M. [O] soutient ne pas avoir été invité à formuler des observations à la décision de l'évincer de la SCI, l'ordre du jour étant trop lacunaire et ne lui permettant pas d'en connaître les motifs.

La procédure d'exclusion doit respecter les droits de la défense et le principe du contradictoire, si bien que l'associé devra être entendu préalablement. La participation à la séance de délibération matérialise ainsi le respect de la procédure du contradictoire. Aucune obligation n'est faite au gérant de la SCI de préciser dans la convocation les motifs du retrait envisagé.

En l'espèce, les règles de convocation 15 jours avant la tenue d'assemblée générale ont été respectées puisque adressée à M. [O] 2 mois avant sa tenue. Par courrier du 19 avril 2019, les conseils de M [O] ont fait savoir à la SCI qu'il s'opposaient à la tenue de cette assemblée générale, souhaitant que soit annulée l'assemblée générale du 17 février 2018 et qu'il ne pourrait pas être présent le 30 avril 2019.

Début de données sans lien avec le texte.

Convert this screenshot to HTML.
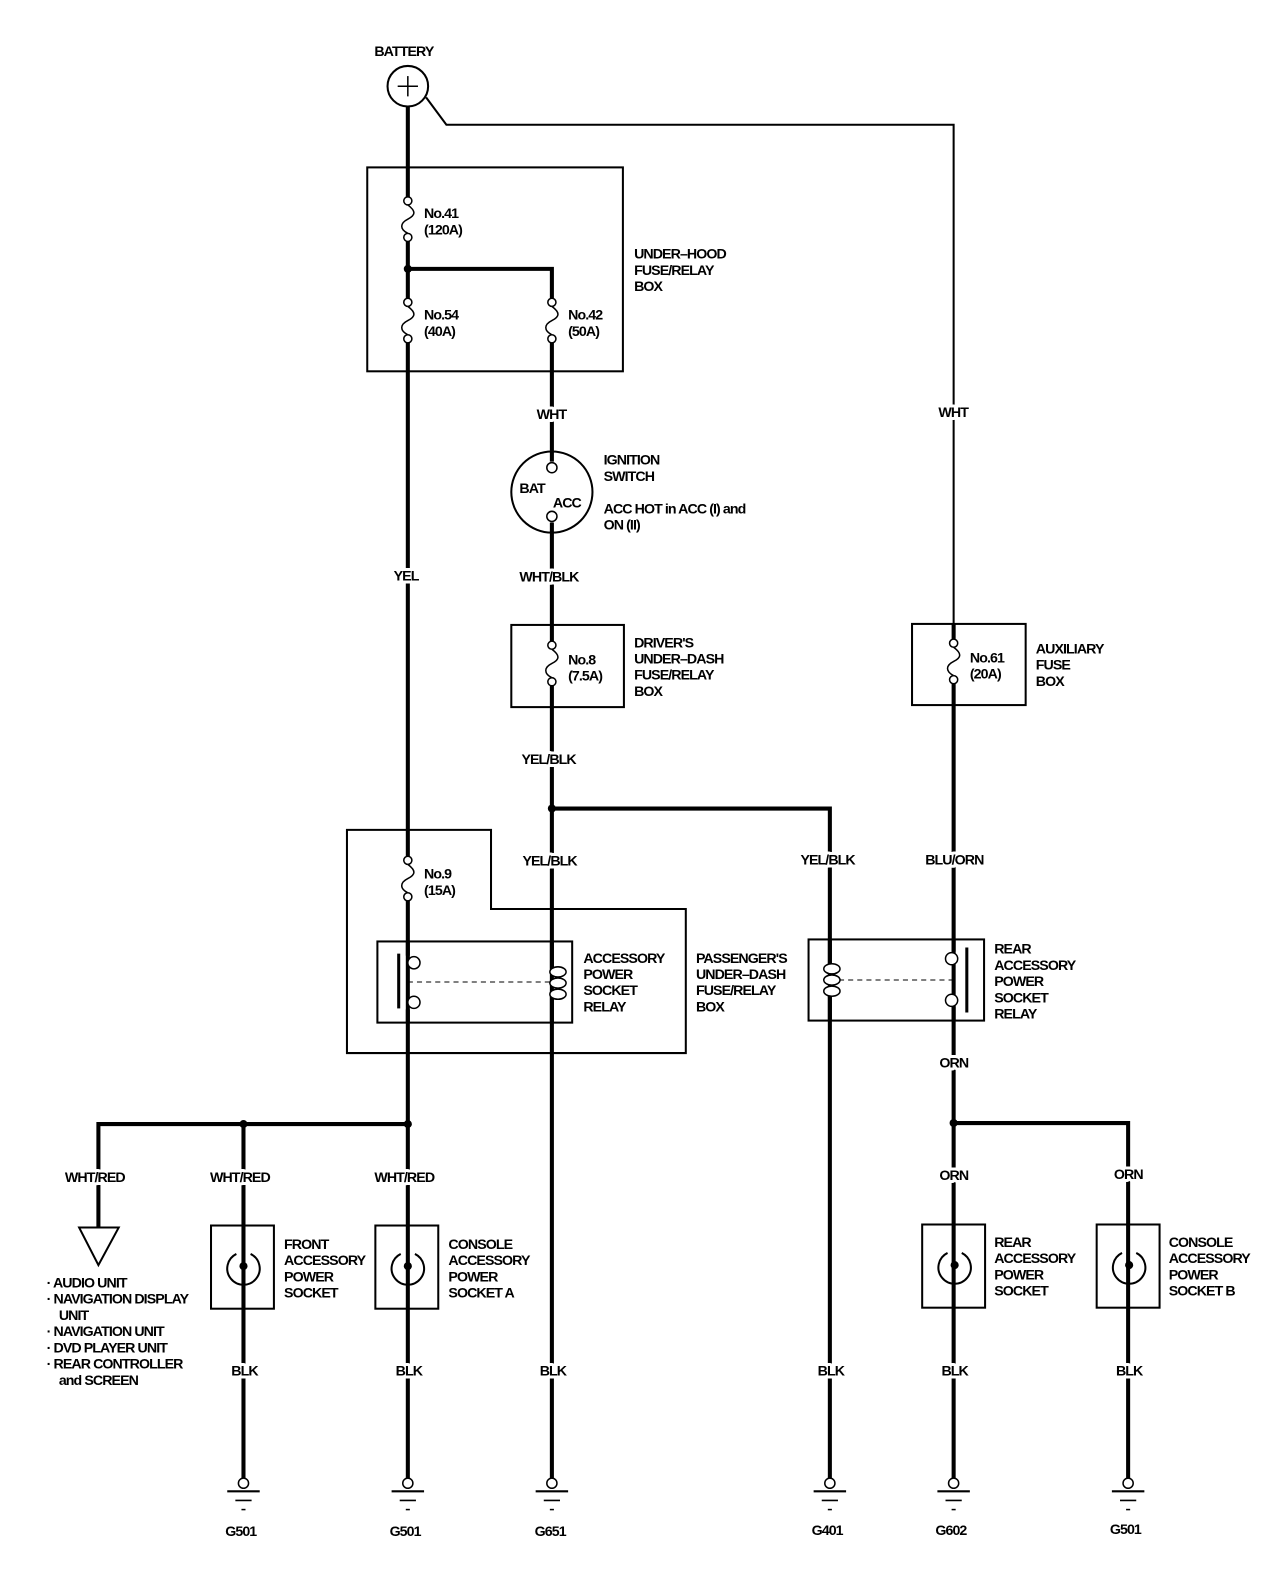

Par ailleurs, la clause de retrait d'un associé prévoyait valablement le vote de la majorité des 2/3 des parts sociales, sans prévoir la nécessité du vote de tous les associés. Elle ne prévoyait pas l'interdiction pour l'associé dont l'exclusion était envisagée de prendre part au vote.

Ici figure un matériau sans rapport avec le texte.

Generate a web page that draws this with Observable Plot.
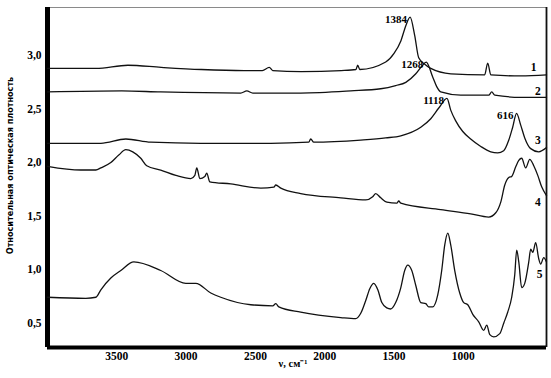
<!DOCTYPE html>
<html><head><meta charset="utf-8">
<script src="https://cdn.jsdelivr.net/npm/d3@7"></script>
<script src="https://cdn.jsdelivr.net/npm/@observablehq/plot@0.6"></script>
<style>body{margin:0;background:#fff} svg{display:block}</style>
</head><body><div id="chart"></div>
<script>
// Wavenumber (cm-1) and relative optical density for spectra 1..5
const wn1 = [4000,3650,3420,3180,2890,2580,2450,2400,2375,2170,1880,1775,1762,1747,1560,1500,1450,1415,1384,1351,1322,1278,1235,1090,846,824,802,586,400];
const a1  = [2.88,2.88,2.91,2.89,2.87,2.86,2.86,2.89,2.86,2.85,2.86,2.87,2.91,2.87,2.94,3.02,3.14,3.28,3.36,3.19,2.98,2.92,2.88,2.83,2.82,2.93,2.82,2.81,2.82];
const wn2 = [4000,3464,3183,2606,2562,2519,2173,1812,1596,1488,1415,1343,1300,1268,1221,1192,1163,1019,817,795,773,586,400];
const a2  = [2.66,2.67,2.66,2.65,2.67,2.65,2.65,2.67,2.69,2.72,2.75,2.83,2.90,2.94,2.80,2.71,2.66,2.63,2.63,2.66,2.63,2.61,2.61];
const wn3 = [4000,3615,3435,3255,2894,2389,2115,2101,2079,1740,1560,1451,1307,1235,1177,1118,1091,1055,1004,947,874,802,752,709,672,644,616,586,557,514,456,400];
const a3  = [2.18,2.18,2.22,2.19,2.18,2.18,2.19,2.22,2.19,2.21,2.23,2.25,2.33,2.41,2.51,2.60,2.49,2.39,2.29,2.22,2.15,2.10,2.09,2.11,2.21,2.33,2.46,2.35,2.23,2.13,2.10,2.14];
const wn4 = [4000,3760,3651,3615,3543,3486,3435,3385,3327,3284,3183,3074,2966,2937,2923,2901,2865,2851,2829,2678,2461,2367,2353,2317,2173,1884,1704,1654,1632,1596,1552,1480,1466,1451,1163,947,817,766,730,701,672,651,622,600,579,550,521,492,463,434,400];
const a4  = [1.965,1.93,1.93,1.95,2.00,2.07,2.12,2.10,2.04,1.97,1.93,1.88,1.85,1.88,1.95,1.85,1.87,1.90,1.82,1.80,1.76,1.77,1.79,1.76,1.71,1.67,1.65,1.68,1.71,1.67,1.63,1.62,1.64,1.62,1.56,1.52,1.49,1.53,1.63,1.79,1.86,1.87,1.96,2.02,2.04,1.95,2.03,1.97,1.88,1.77,1.69];
const wn5 = [4000,3724,3651,3615,3543,3471,3377,3183,3002,2930,2822,2750,2533,2375,2353,2331,2173,1884,1776,1740,1704,1675,1646,1617,1588,1552,1524,1488,1451,1423,1401,1372,1343,1307,1271,1250,1221,1185,1156,1134,1112,1091,1062,1026,997,968,932,889,853,831,809,781,737,708,680,651,629,615,600,579,557,528,514,499,478,456,442,420,400];
const a5  = [0.74,0.73,0.74,0.81,0.92,0.99,1.07,0.99,0.87,0.87,0.78,0.74,0.67,0.66,0.68,0.65,0.60,0.55,0.54,0.59,0.71,0.82,0.87,0.81,0.69,0.64,0.63,0.69,0.83,0.99,1.04,0.99,0.85,0.69,0.68,0.65,0.65,0.76,0.99,1.23,1.34,1.23,0.99,0.78,0.69,0.67,0.58,0.51,0.43,0.48,0.39,0.37,0.40,0.50,0.60,0.74,0.95,1.18,1.07,0.83,0.87,1.07,1.19,1.16,1.25,1.10,1.05,1.11,1.07];

const peakLabels = ["1384","1268","1118","616"];
const peakWn = [1384,1268,1118,616];
const peakA  = [3.36,2.94,2.60,2.46];

const seriesNames = ["1","2","3","4","5"];
const seriesLabelWn = [492,463,463,463,449];
const seriesLabelA  = [2.89,2.67,2.21,1.63,0.95];

const xTicks = [3500,3000,2500,2000,1500,1000];
const yTicks = [0.5,1.0,1.5,2.0,2.5,3.0];
const xDomain = [4000, 400];
const yDomain = [0.27, 3.45];

const xTitle = "ν, см⁻¹";
const yTitle = "Относительная оптическая плотность";

const allWn = [wn1,wn2,wn3,wn4,wn5];
const allA = [a1,a2,a3,a4,a5];
const data = allWn.flatMap((w, s) => w.map((v, i) => ({series: seriesNames[s], wn: v, a: allA[s][i]})));
const peaks = peakLabels.map((t, i) => ({t, wn: peakWn[i], a: peakA[i]}));
const names = seriesNames.map((t, i) => ({t, wn: seriesLabelWn[i], a: seriesLabelA[i]}));

const serif = "'Liberation Serif', 'Times New Roman', serif";
const sans = "'Liberation Sans Narrow', 'DejaVu Sans Condensed', 'Liberation Sans', sans-serif";

const chart = Plot.plot({
  width: 551, height: 378,
  marginLeft: 47, marginRight: 5, marginTop: 7, marginBottom: 31,
  x: {domain: xDomain},
  y: {domain: yDomain},
  style: {background: "white", color: "black", fontFamily: serif, overflow: "visible"},
  marks: [
    Plot.axisX({ticks: xTicks, tickSize: 0, tickPadding: 4, tickFormat: d => String(d), fontSize: 11.5, fontWeight: "bold", fontFamily: serif, label: null}),
    Plot.axisY({ticks: yTicks, tickSize: 0, tickPadding: 6, tickFormat: d => d.toFixed(1).replace(".", ","), fontSize: 11.5, fontWeight: "bold", fontFamily: serif, label: null}),
    Plot.ruleY([yDomain[1]], {stroke: "#8a8a8a", strokeWidth: 1}),
    Plot.ruleX([xDomain[1]], {stroke: "#111", strokeWidth: 1.8}),
    Plot.ruleX([xDomain[0]], {stroke: "#000", strokeWidth: 5}),
    Plot.ruleY([yDomain[0]], {stroke: "#000", strokeWidth: 4}),
    Plot.line(data, {x: "wn", y: "a", z: "series", curve: "monotone-x", stroke: "#111", strokeWidth: 1.3, strokeLinejoin: "round"}),
    Plot.text(peaks, {x: "wn", y: "a", text: "t", textAnchor: "end", lineAnchor: "bottom", dx: -3, dy: 6, fontSize: 11, fontWeight: "bold", fontFamily: serif, fill: "#000"}),
    Plot.text(names, {x: "wn", y: "a", text: "t", fontSize: 11.5, fontWeight: "bold", fontFamily: serif, fill: "#000"}),
    Plot.text([yTitle], {frameAnchor: "left", textAnchor: "middle", lineAnchor: "middle", rotate: -90, dx: -37, dy: -12, fontSize: 9, fontWeight: "bold", fontFamily: sans, fill: "#000"}),
    Plot.text([xTitle], {frameAnchor: "bottom", textAnchor: "middle", lineAnchor: "middle", dx: -4, dy: 16, fontSize: 10.5, fontWeight: "bold", fontFamily: serif, fill: "#000"})
  ]
});
document.getElementById("chart").appendChild(chart);
</script>
</body></html>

Au regard de la précision de la convocation et de l'ordre du jour qui n'avait pas à mentionner les raisons de l'éviction alors qu'il était demandeur de la matérialisation de son départ depuis 1999 et de son opposition à assister à l'assemblée générale extraordinaire qui lui aurait permis de faire valoir sa position, le principe du contradictoire a bien été respecté. Ce moyen sera rejeté.

III - Sur les dépens et les frais irrépétibles

Succombant en son recours, M. [O] en supportera les entiers dépens, et sera équitablement condamné à payer à M. et Mme [T] la somme de 5.000 euros en application des dispositions de l'article 700 du code de procédure civile.

PAR CES MOTIFS

La Cour,

Confirme le jugement déféré,

Y ajoutant,

Constate que la cour n'est pas saisie de la demande de communication de pièces par M. [O],

Condamne M. [O] à verser à M. et Mme [T] la somme totale de 5.000 euros au titre des frais irrépétibles,

Condamne M. [O] aux dépens.

Le présent arrêt a été signé par Paule POIREL, présidente, et par Vincent BRUGERE, greffier, auquel la minute de la décision a été remise par le magistrat signataire.